- [Task prompt]: Show each line from the listing that includes the word "this".

- [Data entries]:

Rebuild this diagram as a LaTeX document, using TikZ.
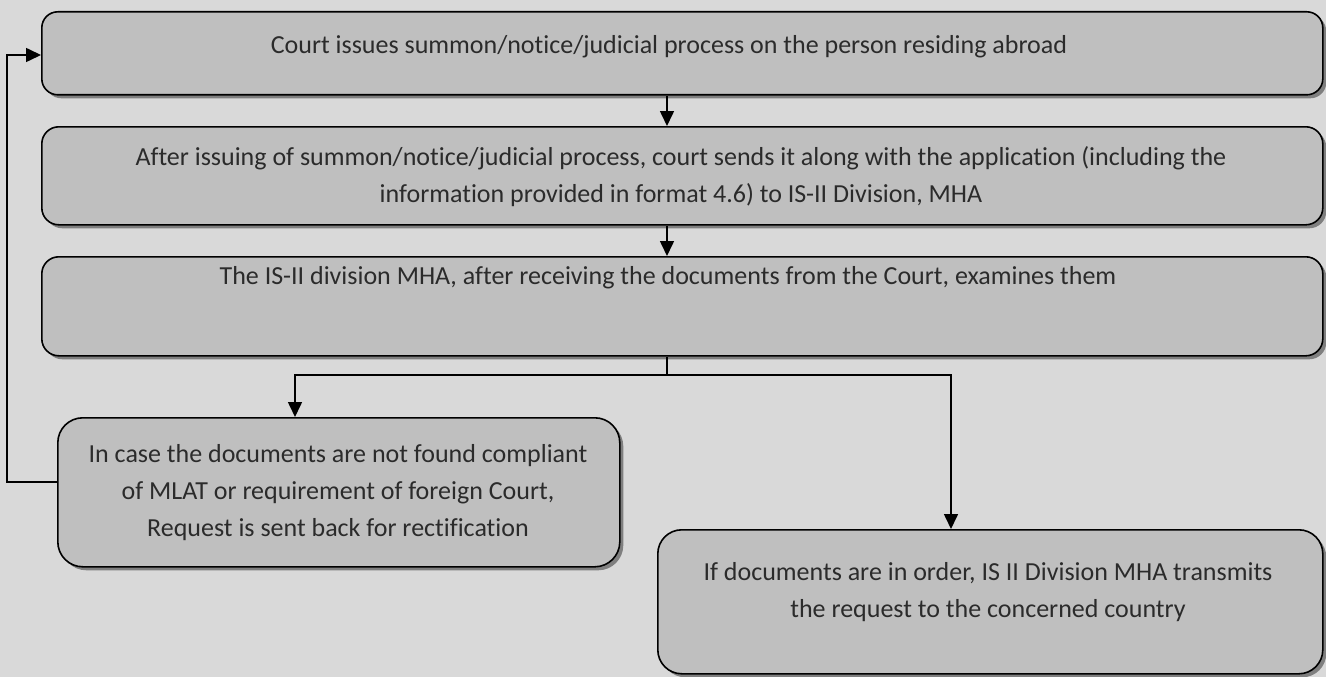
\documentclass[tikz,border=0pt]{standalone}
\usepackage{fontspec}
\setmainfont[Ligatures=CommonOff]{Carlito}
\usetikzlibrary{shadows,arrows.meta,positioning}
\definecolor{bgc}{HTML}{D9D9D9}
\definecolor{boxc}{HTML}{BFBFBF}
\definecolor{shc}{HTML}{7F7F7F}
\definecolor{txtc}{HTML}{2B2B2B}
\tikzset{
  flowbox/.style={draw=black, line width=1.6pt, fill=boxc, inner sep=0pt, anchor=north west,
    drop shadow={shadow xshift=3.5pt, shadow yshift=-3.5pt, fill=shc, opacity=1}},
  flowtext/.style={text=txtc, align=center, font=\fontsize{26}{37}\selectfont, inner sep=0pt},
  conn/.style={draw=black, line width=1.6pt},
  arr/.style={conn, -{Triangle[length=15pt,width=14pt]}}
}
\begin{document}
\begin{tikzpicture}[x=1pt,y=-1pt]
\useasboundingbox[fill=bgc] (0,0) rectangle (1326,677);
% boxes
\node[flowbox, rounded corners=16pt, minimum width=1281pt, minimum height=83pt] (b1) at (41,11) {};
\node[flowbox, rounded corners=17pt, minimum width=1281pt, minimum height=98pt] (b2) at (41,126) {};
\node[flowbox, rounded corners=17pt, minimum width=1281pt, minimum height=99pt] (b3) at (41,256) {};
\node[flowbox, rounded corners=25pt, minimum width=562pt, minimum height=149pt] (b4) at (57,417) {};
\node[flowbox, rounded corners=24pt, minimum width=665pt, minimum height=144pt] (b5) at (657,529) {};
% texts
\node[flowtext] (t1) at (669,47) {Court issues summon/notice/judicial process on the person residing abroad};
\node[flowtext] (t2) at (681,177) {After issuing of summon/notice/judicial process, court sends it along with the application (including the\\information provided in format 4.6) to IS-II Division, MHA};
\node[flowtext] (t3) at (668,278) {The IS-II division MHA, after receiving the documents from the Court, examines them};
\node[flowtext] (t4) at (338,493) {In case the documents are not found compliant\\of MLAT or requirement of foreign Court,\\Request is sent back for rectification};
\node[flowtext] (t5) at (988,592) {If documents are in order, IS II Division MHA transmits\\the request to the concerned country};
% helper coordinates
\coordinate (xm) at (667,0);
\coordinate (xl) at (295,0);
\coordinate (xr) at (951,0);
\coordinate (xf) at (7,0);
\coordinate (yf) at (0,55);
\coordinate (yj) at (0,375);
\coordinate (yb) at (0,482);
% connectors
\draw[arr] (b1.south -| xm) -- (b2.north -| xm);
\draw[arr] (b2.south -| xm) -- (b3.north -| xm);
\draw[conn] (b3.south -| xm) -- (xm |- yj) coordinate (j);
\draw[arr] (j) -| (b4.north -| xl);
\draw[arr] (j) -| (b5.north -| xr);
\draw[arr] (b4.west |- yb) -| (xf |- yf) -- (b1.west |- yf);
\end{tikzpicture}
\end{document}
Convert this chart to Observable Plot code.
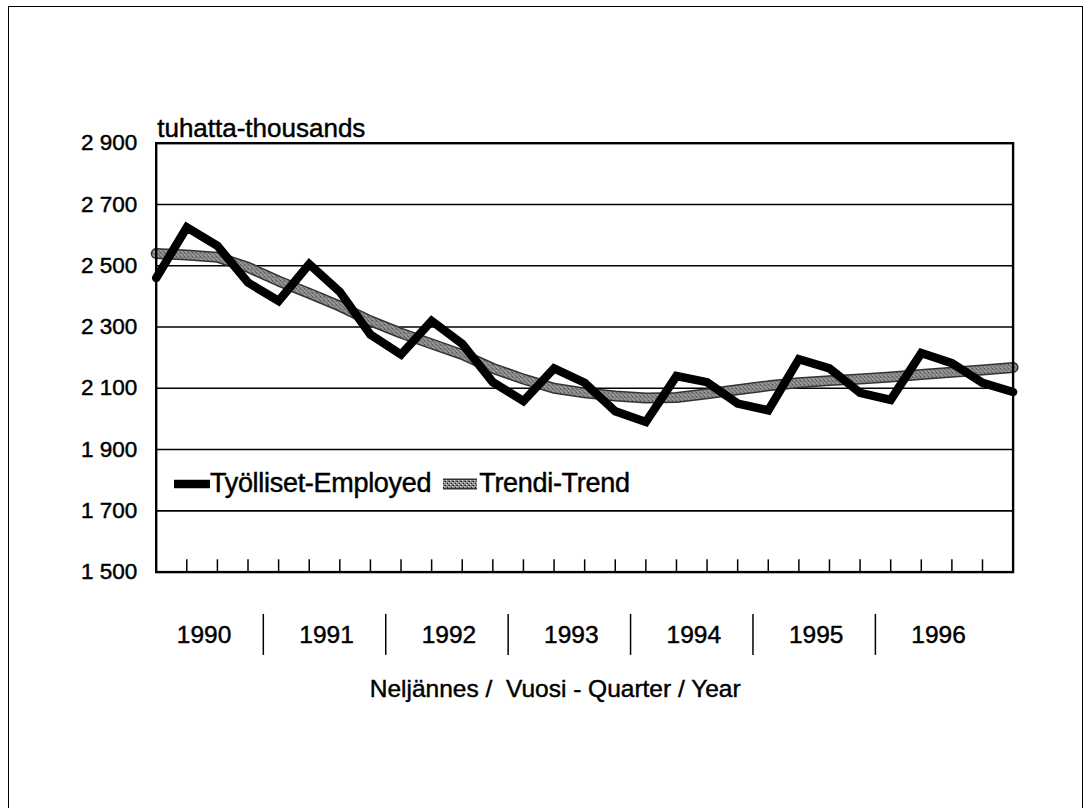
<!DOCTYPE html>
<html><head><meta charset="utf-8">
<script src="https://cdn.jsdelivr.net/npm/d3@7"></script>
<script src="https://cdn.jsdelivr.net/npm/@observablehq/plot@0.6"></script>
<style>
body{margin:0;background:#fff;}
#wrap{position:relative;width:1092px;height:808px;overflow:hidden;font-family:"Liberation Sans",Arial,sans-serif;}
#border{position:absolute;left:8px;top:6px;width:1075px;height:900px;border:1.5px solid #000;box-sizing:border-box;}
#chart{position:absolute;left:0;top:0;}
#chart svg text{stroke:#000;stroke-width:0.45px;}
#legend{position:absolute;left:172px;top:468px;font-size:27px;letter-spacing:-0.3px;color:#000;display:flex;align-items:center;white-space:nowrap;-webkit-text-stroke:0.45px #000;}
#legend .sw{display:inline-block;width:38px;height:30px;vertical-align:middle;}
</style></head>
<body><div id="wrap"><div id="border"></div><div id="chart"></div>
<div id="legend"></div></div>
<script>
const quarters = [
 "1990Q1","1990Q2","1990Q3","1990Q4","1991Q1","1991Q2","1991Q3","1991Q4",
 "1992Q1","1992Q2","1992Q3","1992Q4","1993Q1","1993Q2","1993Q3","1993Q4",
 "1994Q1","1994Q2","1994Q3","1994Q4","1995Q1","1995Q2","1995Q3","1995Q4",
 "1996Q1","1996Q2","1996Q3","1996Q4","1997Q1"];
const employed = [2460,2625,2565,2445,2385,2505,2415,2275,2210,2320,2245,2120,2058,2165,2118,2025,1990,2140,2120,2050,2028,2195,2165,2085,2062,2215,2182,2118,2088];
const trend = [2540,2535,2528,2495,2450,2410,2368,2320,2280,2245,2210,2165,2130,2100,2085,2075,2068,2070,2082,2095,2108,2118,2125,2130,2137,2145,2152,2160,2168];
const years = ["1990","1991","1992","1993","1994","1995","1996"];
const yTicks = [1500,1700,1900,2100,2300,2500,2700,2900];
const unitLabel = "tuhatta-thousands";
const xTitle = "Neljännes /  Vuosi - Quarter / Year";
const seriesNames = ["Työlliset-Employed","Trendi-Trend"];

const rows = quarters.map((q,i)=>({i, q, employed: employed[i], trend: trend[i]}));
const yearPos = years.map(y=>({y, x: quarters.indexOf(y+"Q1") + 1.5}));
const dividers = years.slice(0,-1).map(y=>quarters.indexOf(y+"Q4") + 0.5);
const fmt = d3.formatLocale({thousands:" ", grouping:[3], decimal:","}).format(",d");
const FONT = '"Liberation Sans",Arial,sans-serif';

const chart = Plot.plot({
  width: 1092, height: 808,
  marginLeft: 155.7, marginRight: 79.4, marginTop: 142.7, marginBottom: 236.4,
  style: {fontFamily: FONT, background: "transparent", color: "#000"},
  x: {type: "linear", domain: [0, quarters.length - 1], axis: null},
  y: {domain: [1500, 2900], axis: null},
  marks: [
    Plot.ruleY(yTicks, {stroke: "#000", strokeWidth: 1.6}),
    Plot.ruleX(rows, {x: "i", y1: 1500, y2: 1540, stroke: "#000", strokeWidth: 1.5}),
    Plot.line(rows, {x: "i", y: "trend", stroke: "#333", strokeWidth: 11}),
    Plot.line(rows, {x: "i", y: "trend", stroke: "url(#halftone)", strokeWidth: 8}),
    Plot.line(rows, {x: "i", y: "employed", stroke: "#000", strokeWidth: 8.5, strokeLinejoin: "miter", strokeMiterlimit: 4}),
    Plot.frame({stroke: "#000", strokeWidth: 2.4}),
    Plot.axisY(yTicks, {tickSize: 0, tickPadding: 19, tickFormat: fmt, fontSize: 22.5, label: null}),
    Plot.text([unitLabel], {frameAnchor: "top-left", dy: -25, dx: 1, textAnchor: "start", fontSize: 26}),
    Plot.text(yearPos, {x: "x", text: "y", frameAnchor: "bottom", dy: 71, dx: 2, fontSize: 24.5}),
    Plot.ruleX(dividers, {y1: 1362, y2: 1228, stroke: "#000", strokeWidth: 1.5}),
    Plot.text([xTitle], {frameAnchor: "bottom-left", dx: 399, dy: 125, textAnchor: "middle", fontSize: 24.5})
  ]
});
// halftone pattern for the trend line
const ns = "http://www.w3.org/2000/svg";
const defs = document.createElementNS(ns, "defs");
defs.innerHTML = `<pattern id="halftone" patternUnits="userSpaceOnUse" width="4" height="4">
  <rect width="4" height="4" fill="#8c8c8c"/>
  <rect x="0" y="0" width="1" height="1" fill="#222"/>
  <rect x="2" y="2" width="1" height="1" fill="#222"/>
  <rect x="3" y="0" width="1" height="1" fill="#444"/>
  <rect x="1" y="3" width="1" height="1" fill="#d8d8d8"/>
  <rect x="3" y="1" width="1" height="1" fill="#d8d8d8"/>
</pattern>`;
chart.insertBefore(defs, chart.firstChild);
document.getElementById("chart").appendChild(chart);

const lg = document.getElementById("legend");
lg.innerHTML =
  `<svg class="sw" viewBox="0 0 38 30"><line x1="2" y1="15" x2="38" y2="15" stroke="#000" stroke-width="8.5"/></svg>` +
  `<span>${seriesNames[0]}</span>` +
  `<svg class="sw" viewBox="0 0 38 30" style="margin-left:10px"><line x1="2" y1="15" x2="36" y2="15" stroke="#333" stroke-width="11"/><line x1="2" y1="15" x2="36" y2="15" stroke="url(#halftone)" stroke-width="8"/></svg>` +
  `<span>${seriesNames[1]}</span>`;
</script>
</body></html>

- [Solved exercise]:
Rebuild this diagram as a LaTeX document, using TikZ.
Convert this chart to Observable Plot code.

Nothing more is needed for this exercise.